One does not wonder that our Missionaries, with their homoeopathic remedies,
have such delightful results to bring us. But, in spite of all adverse
circumstances, in spite of all the ways in which we are constantly poisoning
ourselves and doing violence to our being, Homoeopathy the indicated remedy
properly prescribed can work seeming miracles. And, again and again, we take
heart; and try, so much as in us lies, to pass on the good news.

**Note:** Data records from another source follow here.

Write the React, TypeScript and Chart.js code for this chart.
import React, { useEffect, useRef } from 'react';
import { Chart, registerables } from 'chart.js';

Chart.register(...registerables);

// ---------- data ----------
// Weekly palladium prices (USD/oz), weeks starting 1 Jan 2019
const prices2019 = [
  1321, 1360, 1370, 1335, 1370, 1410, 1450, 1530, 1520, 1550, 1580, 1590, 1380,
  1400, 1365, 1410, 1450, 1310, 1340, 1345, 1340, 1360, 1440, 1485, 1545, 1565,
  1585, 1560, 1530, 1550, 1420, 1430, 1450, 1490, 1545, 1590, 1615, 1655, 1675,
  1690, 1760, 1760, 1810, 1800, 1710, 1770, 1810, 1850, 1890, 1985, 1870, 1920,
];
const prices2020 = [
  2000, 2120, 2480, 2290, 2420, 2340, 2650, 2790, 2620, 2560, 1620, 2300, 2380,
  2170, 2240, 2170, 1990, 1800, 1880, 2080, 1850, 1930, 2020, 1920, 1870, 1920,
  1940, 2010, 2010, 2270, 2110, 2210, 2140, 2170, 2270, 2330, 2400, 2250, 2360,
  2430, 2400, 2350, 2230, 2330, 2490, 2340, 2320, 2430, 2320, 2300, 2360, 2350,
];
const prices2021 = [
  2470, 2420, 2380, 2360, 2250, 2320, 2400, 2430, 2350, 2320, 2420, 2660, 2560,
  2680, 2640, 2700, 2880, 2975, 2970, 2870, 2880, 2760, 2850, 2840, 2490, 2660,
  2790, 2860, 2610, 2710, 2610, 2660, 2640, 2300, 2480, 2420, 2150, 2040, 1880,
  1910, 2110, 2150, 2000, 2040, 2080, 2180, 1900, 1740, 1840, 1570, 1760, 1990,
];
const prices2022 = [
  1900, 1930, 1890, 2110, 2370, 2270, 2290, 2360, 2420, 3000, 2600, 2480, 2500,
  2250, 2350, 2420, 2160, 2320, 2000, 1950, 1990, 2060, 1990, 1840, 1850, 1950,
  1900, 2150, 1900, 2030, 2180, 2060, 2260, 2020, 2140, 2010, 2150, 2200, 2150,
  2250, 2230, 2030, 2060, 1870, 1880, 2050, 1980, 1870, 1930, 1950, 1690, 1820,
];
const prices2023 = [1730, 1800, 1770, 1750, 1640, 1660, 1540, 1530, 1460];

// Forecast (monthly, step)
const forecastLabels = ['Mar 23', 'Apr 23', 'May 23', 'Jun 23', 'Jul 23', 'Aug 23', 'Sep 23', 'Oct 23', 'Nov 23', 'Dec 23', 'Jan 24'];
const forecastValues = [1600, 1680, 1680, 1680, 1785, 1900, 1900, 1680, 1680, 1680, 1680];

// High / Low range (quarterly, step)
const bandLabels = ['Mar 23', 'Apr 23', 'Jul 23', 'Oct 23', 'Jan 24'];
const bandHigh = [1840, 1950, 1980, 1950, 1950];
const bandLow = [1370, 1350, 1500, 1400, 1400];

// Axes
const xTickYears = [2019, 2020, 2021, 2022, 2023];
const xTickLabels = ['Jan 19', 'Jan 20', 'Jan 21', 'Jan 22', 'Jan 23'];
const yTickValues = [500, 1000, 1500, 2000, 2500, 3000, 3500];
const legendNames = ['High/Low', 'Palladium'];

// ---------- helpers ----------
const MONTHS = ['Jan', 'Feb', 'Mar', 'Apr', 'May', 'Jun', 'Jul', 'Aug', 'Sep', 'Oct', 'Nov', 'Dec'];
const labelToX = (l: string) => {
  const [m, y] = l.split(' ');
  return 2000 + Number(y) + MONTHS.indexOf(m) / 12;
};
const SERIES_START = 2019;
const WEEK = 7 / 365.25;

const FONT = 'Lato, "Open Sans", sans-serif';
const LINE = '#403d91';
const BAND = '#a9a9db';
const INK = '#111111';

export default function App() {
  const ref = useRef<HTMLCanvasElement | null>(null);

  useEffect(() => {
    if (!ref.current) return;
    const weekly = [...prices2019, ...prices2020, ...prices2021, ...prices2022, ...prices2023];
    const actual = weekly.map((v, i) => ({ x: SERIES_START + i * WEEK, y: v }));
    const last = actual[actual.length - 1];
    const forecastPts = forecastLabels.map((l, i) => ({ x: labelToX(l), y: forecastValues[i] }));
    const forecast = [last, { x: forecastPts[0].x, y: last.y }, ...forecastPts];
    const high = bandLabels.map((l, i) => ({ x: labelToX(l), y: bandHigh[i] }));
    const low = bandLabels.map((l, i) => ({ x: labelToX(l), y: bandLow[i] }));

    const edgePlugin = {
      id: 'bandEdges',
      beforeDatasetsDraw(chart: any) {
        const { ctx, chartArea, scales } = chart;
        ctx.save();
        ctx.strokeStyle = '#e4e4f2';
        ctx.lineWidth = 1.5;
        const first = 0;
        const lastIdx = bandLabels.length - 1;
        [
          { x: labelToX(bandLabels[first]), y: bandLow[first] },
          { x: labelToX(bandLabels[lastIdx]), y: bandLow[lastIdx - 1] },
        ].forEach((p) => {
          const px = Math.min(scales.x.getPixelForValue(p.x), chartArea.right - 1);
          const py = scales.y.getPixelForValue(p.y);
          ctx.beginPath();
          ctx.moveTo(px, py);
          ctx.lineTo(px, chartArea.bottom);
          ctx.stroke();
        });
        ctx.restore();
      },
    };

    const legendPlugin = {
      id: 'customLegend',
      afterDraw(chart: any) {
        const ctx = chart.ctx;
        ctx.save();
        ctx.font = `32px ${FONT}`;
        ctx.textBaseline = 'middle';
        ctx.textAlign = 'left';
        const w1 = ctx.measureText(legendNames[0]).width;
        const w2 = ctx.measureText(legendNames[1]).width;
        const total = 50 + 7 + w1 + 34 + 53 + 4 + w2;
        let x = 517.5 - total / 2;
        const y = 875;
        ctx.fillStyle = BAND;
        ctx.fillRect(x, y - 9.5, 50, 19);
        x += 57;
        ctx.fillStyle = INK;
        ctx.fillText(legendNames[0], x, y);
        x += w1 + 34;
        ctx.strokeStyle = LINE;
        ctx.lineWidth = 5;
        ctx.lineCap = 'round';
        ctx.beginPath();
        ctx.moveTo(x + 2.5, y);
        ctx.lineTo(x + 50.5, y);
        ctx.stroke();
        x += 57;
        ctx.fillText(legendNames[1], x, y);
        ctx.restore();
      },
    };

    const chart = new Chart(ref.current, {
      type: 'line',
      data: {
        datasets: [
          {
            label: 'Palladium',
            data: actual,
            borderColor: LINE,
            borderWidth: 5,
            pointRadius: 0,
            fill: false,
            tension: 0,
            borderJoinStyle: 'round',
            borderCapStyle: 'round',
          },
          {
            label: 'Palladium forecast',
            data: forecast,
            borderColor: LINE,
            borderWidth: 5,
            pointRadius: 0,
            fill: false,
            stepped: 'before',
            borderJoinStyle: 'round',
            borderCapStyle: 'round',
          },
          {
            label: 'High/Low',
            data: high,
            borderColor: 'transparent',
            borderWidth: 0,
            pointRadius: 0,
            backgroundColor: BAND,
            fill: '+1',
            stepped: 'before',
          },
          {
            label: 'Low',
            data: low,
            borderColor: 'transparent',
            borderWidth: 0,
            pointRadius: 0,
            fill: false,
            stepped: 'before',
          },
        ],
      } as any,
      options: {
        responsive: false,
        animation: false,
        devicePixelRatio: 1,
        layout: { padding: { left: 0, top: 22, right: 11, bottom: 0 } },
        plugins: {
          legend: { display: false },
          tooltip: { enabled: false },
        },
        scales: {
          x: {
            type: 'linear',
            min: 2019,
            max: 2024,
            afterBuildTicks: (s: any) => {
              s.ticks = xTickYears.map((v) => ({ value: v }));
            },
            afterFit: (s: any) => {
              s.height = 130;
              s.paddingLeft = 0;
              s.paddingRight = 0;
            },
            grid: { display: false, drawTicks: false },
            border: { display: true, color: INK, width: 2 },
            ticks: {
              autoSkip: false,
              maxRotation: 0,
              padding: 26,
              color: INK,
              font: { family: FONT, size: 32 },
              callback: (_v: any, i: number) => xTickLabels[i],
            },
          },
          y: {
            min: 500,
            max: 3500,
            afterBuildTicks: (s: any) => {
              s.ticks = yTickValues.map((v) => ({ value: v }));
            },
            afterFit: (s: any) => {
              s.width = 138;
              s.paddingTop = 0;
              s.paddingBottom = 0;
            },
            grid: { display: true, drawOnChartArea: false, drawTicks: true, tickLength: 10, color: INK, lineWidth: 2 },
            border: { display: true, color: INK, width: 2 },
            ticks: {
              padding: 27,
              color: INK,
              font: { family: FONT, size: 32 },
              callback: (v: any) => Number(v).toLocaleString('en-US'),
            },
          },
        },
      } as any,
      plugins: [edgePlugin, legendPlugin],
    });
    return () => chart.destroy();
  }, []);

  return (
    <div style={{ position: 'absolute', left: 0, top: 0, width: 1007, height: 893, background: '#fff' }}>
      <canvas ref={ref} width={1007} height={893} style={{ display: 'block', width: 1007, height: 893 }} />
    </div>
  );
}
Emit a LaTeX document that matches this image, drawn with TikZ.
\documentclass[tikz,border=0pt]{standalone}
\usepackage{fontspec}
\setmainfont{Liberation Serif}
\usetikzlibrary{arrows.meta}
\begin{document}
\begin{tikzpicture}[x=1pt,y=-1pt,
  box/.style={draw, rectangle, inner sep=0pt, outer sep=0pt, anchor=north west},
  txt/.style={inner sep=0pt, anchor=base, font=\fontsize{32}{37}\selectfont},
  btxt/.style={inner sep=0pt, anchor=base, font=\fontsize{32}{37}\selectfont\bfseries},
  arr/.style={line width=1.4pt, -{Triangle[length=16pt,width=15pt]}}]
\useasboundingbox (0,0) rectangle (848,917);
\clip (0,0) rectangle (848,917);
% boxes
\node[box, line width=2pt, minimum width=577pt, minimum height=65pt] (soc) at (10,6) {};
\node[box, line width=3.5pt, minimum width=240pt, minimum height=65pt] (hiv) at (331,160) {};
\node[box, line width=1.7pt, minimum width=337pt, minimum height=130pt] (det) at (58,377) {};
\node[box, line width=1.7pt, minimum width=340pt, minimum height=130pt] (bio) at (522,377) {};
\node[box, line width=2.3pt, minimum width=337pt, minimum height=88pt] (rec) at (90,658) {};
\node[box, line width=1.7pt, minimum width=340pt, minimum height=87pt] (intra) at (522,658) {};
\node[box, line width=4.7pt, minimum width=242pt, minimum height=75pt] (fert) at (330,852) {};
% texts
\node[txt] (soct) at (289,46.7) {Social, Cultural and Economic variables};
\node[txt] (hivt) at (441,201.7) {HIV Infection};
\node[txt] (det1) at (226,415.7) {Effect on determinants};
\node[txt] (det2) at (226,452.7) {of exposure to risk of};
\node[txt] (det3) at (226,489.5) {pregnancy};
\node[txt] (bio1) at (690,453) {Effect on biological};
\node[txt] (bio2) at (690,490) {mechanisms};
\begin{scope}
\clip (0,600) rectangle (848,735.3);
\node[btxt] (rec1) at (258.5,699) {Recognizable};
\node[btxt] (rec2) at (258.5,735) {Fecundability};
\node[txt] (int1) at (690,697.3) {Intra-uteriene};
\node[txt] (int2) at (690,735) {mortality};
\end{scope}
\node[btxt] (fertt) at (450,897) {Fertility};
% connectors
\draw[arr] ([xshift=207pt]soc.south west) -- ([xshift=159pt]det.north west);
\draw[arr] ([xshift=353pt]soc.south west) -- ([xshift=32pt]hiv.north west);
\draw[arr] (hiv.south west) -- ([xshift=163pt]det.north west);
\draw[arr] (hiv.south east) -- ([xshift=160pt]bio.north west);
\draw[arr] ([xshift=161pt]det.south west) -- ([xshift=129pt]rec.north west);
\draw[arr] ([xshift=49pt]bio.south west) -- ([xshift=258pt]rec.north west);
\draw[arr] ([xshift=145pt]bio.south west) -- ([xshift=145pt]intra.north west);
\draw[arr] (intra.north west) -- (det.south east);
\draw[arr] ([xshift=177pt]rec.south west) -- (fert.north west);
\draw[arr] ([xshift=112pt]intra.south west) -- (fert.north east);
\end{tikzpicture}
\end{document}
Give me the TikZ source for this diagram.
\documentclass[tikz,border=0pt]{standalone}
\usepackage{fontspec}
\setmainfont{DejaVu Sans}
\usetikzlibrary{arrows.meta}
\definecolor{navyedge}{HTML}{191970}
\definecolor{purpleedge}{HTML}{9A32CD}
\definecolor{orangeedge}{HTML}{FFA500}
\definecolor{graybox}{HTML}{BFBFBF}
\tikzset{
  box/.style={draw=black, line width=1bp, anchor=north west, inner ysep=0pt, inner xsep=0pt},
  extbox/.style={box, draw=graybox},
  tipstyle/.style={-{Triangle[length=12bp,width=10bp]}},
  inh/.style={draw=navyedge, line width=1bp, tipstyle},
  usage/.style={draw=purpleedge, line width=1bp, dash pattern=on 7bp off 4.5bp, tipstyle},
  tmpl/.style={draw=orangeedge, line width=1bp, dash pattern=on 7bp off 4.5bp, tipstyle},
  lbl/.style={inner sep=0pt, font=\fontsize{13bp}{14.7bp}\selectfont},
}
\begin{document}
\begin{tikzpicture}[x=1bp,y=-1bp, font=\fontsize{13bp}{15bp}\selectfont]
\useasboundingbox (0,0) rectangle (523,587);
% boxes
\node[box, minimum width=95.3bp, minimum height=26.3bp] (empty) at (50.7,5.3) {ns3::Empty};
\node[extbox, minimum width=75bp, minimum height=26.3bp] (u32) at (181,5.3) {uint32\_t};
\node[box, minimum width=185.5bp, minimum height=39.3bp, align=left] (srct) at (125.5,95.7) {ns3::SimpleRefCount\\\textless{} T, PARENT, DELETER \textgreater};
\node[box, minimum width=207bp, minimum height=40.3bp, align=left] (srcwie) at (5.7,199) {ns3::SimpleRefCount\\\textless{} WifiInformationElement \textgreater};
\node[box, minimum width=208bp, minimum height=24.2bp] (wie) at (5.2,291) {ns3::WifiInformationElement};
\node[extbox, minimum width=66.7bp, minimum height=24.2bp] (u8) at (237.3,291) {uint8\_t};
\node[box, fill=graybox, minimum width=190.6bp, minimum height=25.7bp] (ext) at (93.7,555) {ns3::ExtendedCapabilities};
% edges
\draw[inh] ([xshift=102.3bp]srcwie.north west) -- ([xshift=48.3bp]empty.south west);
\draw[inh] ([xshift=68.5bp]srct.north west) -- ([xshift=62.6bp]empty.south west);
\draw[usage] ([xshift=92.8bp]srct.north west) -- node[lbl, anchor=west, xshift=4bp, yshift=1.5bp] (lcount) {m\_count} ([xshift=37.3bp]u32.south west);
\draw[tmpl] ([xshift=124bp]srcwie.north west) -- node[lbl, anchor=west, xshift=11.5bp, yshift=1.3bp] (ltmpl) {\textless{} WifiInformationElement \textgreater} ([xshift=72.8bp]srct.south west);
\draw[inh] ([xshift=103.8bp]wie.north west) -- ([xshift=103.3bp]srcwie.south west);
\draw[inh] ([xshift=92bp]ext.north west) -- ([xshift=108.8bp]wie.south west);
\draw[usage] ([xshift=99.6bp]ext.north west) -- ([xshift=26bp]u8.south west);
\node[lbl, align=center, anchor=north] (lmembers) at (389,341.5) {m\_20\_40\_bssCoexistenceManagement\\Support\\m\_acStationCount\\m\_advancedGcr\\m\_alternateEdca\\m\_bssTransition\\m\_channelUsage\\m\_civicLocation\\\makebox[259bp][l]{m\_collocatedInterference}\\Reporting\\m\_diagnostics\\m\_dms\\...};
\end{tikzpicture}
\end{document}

The following cutting from a
B.M.J. has been long "lying in wait" for energy or opportunity to
discuss "Olfaction" in these pages. It bears out the dicta of
Hahnemann as to the absorption of medicinal agents, not only by inhalation, but
also through the skin.
!!!Castor oil vapour acts as a purgative!!!
"The statement that
castor oil will purge even when rubbed into the skin occurs in Sir William
Hale-Whites Materia Medica. It is one of those sentences which may well remain
impressed on the memory of the student, although he may never see an example of
its practical application. Among the methods of administering purgatives
described in the various textbooks inhalation is not mentioned, so far as I
have seen. Yet that this mode of administering castor oil proves effective is
indicated by two examples.
"A pilot during the
Great War suffered from mild chronic constipation which necessitated periodic
laxative treatment. He was flying pusher planes, in which the engine was behind
the pilot and observer. Later, he changed to aeroplanes with rotary engines. These
engines were at the front of the machine, and used pure castor oil as a
lubricant. The smell of castor oil was prominent in the fumes which he perforce
had to inhale. He noticed that during the period when he flew these latter
machines he never required to take any laxative medicine, but, when he gave up
flying, his old constipation returned. Apart from this case, it was quite
generally known among observant flying officers that the fumes from rotary
engines kept the bowels open.
"A striking case came
to my notice recently. A mountaineer treated two pairs of climbing boots with
castor oil in the bedroom of his hotel. On retiring for the night he again
lavishly spread over the boots a layer of oil, the odour of which filled the
room. Next morning the slightly nauseating odour was still noticeable in the
room, and the owner of the boots found the purgative effect to marked that his
bowels were opened 3x in the course of the morning; he noticed, moreover, that
there was no griping effect.
"It seems justifiable
from these examples to conclude that the prolonged inhalation of the vapour of
castor oil produces a purgative effect; although Cushny states that only
volatile drugs can be used thus for their general action, Sollman writes that
"this method is used only for gaseous medicines, such as anaesthetics or
oxygen, and other authorities generally concur regarding inhalation.